Was mir oft leid tut, ist der Umstand, dass man zum persönlichen Gespräch mit den Einzelnen, die im Bistum leben, nur wenig Zeit findet. Ich führe zwar unzählige Gespräche – aber so oft bitten viele um eine halbe Stunde oder Stunde für sich persönlich, und ich muss antworten: Ich habe die nächste freie halbe Stunde erst in Wochen oder Monaten! Und es gibt dann so viel zwischendurch an dringenden Notfällen, dass man dafür einen Spielraum braucht.

Sehr viel Zeit nehmen aber auch die Verpflichtungen in Anspruch, die ich als Bischof über das Bistum hinaus habe. In unserer Zeit geht es einfach nicht anders, als dass man sich zwischen den einzelnen Bistümern abstimmt und auf gemeinsame Fragen und Probleme gemeinsame Antworten und Lösungen sucht. Deshalb sind die Bischofskonferenzen sehr wichtig. Zweimal im Jahr sind alle deutschen Bischöfe und Weihbischöfe für vier Tage mindestens zusammen und halten eine Vollversammlung der Bischofskonferenz. Außerdem sind die Diözesanbischöfe noch etwa fünf weitere Male einen Tag zusammen, um die dringenden gemeinsamen Probleme zu lösen. Überdies wird die Arbeit der Bischofskonferenz in zehn einzelnen Kommissionen vorbereitet und durchgeführt. Ich bin der Vorsitzende der Kommission für die Priester, Ordensleute, Laien im pastoralen Dienst. Da gibt es so viele Probleme, so viel Arbeit, dass ich, alles zusammengerechnet, etwa drei bis vier Wochen jedes Jahr dafür zu tun habe. Außerdem muss ich auf der Ebene der Bischofskonferenz [47] mich um das Zentralkomitee der deutschen Katholiken kümmern, also um die Vereinigungen und Aktivitäten der Laien in der ganzen Bundesrepublik. Zum Beispiel bereitet das Zentralkomitee die Katholikentage vor. Ihr habt sicher vom Mönchengladbacher Katholikentag 1974 oder zumindest vom Freiburger Katholikentag 1978 gehört. Ich hatte allein in Freiburg sieben Reden zu halten. Aber auch über die eigene Bischofskonferenz hinaus muss man tätig sein. Es ist zum Beispiel ein Gespräch der europäischen Bischöfe geplant, bei dem ich von der Deutschen Bischofskonferenz mit einigen anderen Bischöfen zusammen teilnehmen und einen Vortrag über die Jugend und den Glauben halten muss. Außerdem bin ich Mitglied der sogenannten Bischofskongregation; sie muss den Papst beraten bei der Ernennung von Bischöfen und Weihbischöfen in aller Welt.

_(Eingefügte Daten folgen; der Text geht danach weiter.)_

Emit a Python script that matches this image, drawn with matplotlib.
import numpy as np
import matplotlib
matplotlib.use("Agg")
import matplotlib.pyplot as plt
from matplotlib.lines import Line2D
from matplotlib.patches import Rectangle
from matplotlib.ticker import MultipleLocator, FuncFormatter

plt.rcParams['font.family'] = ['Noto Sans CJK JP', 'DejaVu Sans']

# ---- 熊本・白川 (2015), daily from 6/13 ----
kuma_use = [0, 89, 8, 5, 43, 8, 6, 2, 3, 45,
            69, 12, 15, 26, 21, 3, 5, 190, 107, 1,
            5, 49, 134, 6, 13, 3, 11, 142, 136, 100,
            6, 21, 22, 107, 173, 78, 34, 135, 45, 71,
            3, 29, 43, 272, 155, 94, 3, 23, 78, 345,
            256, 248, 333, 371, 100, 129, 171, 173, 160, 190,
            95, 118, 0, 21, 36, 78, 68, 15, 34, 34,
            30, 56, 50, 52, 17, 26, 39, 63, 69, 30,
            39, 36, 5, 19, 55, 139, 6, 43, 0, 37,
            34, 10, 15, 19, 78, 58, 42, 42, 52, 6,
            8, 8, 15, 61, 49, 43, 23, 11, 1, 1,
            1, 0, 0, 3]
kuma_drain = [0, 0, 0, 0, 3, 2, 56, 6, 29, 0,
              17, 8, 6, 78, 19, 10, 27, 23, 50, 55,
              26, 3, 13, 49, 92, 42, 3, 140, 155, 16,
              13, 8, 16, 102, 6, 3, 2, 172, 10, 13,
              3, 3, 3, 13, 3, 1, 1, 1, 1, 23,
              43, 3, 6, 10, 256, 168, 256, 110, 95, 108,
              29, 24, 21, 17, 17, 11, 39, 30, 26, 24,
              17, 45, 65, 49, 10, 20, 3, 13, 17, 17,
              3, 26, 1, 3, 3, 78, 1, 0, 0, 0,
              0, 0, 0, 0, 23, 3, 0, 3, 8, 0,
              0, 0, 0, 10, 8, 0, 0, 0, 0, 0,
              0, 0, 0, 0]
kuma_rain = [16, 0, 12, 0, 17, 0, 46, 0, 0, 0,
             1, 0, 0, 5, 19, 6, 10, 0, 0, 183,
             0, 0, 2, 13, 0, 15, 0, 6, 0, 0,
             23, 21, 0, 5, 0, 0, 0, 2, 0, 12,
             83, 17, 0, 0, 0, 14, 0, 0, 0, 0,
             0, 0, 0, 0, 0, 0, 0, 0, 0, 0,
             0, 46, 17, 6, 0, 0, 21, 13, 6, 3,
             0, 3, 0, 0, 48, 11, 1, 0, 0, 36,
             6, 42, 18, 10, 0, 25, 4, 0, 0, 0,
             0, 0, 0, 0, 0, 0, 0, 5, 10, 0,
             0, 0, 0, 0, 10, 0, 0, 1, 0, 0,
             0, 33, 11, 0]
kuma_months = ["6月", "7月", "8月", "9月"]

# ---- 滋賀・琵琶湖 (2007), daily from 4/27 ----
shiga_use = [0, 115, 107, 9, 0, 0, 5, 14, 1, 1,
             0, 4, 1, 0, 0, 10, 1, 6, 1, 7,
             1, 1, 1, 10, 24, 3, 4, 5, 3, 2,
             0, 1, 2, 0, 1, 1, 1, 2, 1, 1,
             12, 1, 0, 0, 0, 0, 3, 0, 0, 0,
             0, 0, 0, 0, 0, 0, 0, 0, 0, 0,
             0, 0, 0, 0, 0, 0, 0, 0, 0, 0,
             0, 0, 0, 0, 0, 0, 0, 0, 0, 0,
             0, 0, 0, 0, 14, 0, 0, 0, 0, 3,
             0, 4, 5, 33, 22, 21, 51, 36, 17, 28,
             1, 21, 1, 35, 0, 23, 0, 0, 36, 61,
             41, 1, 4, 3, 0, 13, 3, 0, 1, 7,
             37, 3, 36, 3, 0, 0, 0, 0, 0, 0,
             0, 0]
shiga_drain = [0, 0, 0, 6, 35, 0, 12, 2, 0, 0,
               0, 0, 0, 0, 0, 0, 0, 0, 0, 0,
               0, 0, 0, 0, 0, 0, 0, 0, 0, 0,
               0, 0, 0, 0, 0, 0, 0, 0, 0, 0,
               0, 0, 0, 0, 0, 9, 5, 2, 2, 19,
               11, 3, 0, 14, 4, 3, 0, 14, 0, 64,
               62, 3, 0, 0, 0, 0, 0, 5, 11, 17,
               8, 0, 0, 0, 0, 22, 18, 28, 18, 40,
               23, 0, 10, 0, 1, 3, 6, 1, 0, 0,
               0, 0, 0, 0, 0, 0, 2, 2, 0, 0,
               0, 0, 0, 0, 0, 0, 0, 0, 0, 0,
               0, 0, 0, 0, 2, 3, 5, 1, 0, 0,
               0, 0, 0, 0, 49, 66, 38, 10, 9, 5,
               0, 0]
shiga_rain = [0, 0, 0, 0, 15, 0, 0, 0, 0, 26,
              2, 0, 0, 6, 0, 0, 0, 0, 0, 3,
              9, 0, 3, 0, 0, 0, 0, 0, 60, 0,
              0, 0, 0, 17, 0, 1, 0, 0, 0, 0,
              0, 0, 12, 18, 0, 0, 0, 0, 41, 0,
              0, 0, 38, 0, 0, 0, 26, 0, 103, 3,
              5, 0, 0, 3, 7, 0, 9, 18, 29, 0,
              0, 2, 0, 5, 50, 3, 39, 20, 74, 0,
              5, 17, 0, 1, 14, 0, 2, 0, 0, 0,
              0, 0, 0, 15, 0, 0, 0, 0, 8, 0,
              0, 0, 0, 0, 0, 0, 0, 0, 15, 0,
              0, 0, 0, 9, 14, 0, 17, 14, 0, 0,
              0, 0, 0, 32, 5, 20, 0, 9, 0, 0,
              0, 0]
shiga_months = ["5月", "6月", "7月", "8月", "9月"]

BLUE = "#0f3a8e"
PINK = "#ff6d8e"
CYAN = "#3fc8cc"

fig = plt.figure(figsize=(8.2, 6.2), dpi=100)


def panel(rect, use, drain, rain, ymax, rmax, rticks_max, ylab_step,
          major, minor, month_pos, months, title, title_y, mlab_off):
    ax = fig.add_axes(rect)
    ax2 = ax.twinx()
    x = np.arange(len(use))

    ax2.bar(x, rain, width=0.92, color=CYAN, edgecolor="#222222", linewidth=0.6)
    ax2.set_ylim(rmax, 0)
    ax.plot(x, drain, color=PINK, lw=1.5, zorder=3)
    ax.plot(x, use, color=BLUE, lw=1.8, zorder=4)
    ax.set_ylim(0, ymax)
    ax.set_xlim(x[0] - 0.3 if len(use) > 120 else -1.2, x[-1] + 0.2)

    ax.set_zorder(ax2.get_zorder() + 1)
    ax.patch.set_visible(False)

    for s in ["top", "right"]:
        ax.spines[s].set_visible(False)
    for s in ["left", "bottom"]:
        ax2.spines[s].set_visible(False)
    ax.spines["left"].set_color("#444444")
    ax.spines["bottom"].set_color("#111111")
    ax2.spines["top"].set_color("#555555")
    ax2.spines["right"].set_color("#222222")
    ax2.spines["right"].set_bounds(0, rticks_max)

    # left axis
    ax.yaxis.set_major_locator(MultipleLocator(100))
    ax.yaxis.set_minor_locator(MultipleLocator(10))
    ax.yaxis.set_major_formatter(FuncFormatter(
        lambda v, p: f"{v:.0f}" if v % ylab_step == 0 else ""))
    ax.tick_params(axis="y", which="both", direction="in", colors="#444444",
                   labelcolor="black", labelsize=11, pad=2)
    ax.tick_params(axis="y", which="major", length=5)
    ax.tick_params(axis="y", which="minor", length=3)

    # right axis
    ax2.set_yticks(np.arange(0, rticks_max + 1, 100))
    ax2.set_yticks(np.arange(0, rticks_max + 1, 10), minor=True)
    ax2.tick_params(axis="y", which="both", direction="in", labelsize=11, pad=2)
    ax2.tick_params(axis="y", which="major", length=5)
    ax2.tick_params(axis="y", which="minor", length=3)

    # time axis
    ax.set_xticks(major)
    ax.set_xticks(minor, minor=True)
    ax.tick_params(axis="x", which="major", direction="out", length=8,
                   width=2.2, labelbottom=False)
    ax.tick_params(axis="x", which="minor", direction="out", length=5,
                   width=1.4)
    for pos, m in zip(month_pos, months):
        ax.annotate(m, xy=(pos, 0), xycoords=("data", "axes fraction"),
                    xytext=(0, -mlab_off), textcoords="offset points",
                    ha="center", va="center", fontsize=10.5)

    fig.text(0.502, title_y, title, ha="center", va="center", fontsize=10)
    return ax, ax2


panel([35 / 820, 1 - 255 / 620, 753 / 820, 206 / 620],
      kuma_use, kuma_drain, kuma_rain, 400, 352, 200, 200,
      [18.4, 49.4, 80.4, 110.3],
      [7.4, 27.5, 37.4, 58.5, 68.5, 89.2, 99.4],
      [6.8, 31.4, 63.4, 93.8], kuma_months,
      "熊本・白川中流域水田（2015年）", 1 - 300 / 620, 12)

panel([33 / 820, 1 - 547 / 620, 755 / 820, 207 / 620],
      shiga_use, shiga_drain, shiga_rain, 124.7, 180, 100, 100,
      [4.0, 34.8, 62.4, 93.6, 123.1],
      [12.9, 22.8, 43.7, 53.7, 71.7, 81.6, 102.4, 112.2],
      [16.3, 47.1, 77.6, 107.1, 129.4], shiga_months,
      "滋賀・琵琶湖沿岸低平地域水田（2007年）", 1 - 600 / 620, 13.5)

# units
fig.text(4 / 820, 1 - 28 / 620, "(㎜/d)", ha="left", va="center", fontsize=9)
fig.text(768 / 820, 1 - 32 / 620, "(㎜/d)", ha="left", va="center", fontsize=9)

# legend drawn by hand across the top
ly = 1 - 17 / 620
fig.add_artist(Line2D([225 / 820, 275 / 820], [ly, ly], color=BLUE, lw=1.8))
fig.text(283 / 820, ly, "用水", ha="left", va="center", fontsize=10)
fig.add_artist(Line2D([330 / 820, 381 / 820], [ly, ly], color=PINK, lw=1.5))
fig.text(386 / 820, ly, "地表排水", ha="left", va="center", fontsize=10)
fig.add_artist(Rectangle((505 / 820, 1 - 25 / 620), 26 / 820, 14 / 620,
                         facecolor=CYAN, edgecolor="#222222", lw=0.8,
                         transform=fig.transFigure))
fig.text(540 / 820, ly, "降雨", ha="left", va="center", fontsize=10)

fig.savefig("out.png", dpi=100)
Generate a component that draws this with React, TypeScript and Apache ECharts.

So, nun könnte ich noch weiß wie lange weitererzählen, aber ihr spürt sicher, dass es mir nie langweilig wird. Aber ich muss sagen, wenngleich man oft bis zum Äußersten angestrengt ist, ist es doch schön, Bischof zu sein. Denn man kommt mit vielen Menschen zusammen, um ihnen etwas von Jesus Christus, vom Glauben zu bezeugen - und man spürt, wie sehr dieser Glaube, wie sehr Jesus Christus die Antwort auf die Fragen und Nöte der Zeit ist.

Nun hätte ich beinahe noch jenes zu erzählen vergessen, was äußerlich am allermeisten vom Bischof im Vordergrund steht: Außer dem Sakrament der Firmung ist ihm ja auch etwa die Bischofs- und Priesterweihe und die Kirchweihe vorbehalten. Hier trägt der Bischof seine festlichen Gewänder, hier sieht man ihn in aller Öffentlichkeit. Aber das, worauf es im [47] Grunde ankommt, ist nur eines. Der Bischof muss dafür Sorge tragen, dass der Glaube und die Liebe in seinem Bistum lebendig bleiben. Ich habe mir deswegen als Wahlspruch auch das Wort Jesu aus dem Hohenpriesterlichen Gebet genommen: „Lass alle eins sein, damit die Welt glaubt!“

Ich habe den Brief sehr schnell diktieren müssen, weil ich gleich wieder verreisen muss. Aber ich hoffe, ihr könnt mit meiner Antwort etwas anfangen. Und ich verspreche euch, herzlich an euch zu denken und schicke euch meinen Segen.